■ Information shown:
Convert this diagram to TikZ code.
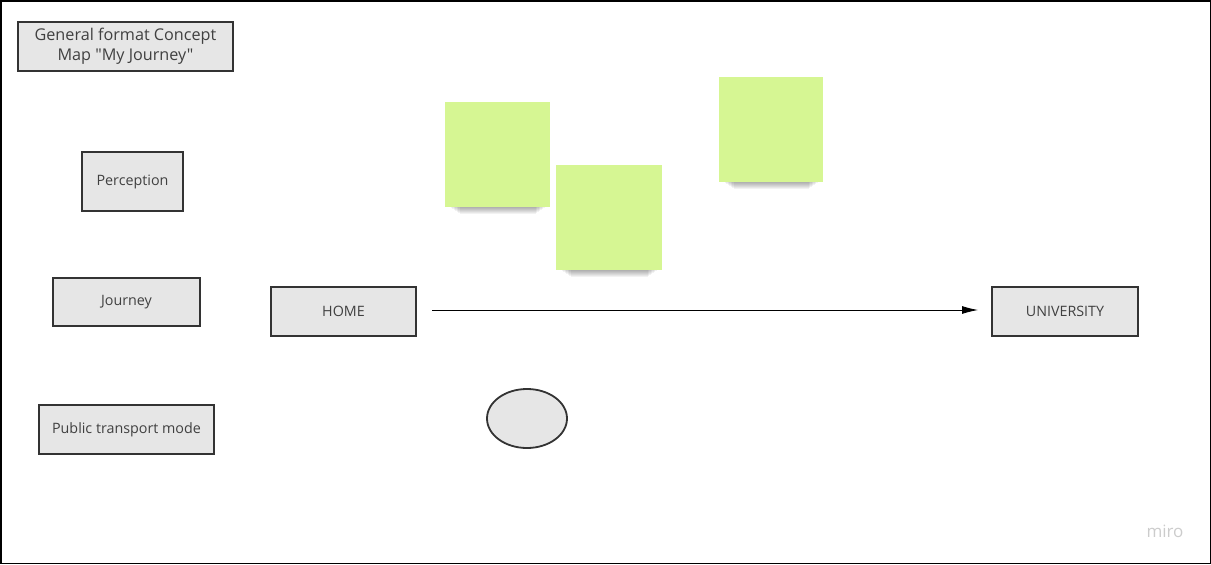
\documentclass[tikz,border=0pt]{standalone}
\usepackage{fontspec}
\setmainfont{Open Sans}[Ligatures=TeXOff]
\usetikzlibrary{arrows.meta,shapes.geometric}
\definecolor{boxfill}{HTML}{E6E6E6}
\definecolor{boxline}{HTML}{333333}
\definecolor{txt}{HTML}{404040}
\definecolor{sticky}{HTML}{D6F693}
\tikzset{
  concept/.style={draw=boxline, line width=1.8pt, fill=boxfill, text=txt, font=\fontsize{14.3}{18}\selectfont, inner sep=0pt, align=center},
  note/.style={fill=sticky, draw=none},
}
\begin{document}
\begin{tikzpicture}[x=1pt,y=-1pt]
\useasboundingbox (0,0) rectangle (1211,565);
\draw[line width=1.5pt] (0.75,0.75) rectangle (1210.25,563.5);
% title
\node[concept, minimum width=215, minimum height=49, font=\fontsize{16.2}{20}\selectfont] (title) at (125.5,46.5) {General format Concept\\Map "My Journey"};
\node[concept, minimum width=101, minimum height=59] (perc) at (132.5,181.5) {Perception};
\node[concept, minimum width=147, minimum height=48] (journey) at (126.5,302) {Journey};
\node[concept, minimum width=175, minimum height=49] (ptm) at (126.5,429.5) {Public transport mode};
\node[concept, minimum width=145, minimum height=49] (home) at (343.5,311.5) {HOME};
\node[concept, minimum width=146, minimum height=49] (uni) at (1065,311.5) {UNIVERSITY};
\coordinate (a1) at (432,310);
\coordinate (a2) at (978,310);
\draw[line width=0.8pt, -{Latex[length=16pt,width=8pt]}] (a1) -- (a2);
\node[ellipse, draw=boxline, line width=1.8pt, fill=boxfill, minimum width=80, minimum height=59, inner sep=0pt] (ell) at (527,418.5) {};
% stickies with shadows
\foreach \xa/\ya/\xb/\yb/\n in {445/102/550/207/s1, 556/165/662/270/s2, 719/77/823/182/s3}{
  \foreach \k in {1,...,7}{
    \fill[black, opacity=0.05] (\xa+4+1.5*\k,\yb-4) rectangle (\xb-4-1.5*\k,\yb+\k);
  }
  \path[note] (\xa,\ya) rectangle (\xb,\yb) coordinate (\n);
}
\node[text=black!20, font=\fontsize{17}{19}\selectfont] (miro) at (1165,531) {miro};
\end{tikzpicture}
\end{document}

■ What to produce: All of the lines above should be retyped precisely, apart from the pictures.

■ Answer to this task:
Convert this diagram to TikZ code.
\documentclass[tikz,border=0pt]{standalone}
\usepackage{fontspec}
\setmainfont{Open Sans}[Ligatures=TeXOff]
\usetikzlibrary{arrows.meta,shapes.geometric}
\definecolor{boxfill}{HTML}{E6E6E6}
\definecolor{boxline}{HTML}{333333}
\definecolor{txt}{HTML}{404040}
\definecolor{sticky}{HTML}{D6F693}
\tikzset{
  concept/.style={draw=boxline, line width=1.8pt, fill=boxfill, text=txt, font=\fontsize{14.3}{18}\selectfont, inner sep=0pt, align=center},
  note/.style={fill=sticky, draw=none},
}
\begin{document}
\begin{tikzpicture}[x=1pt,y=-1pt]
\useasboundingbox (0,0) rectangle (1211,565);
\draw[line width=1.5pt] (0.75,0.75) rectangle (1210.25,563.5);
% title
\node[concept, minimum width=215, minimum height=49, font=\fontsize{16.2}{20}\selectfont] (title) at (125.5,46.5) {General format Concept\\Map "My Journey"};
\node[concept, minimum width=101, minimum height=59] (perc) at (132.5,181.5) {Perception};
\node[concept, minimum width=147, minimum height=48] (journey) at (126.5,302) {Journey};
\node[concept, minimum width=175, minimum height=49] (ptm) at (126.5,429.5) {Public transport mode};
\node[concept, minimum width=145, minimum height=49] (home) at (343.5,311.5) {HOME};
\node[concept, minimum width=146, minimum height=49] (uni) at (1065,311.5) {UNIVERSITY};
\coordinate (a1) at (432,310);
\coordinate (a2) at (978,310);
\draw[line width=0.8pt, -{Latex[length=16pt,width=8pt]}] (a1) -- (a2);
\node[ellipse, draw=boxline, line width=1.8pt, fill=boxfill, minimum width=80, minimum height=59, inner sep=0pt] (ell) at (527,418.5) {};
% stickies with shadows
\foreach \xa/\ya/\xb/\yb/\n in {445/102/550/207/s1, 556/165/662/270/s2, 719/77/823/182/s3}{
  \foreach \k in {1,...,7}{
    \fill[black, opacity=0.05] (\xa+4+1.5*\k,\yb-4) rectangle (\xb-4-1.5*\k,\yb+\k);
  }
  \path[note] (\xa,\ya) rectangle (\xb,\yb) coordinate (\n);
}
\node[text=black!20, font=\fontsize{17}{19}\selectfont] (miro) at (1165,531) {miro};
\end{tikzpicture}
\end{document}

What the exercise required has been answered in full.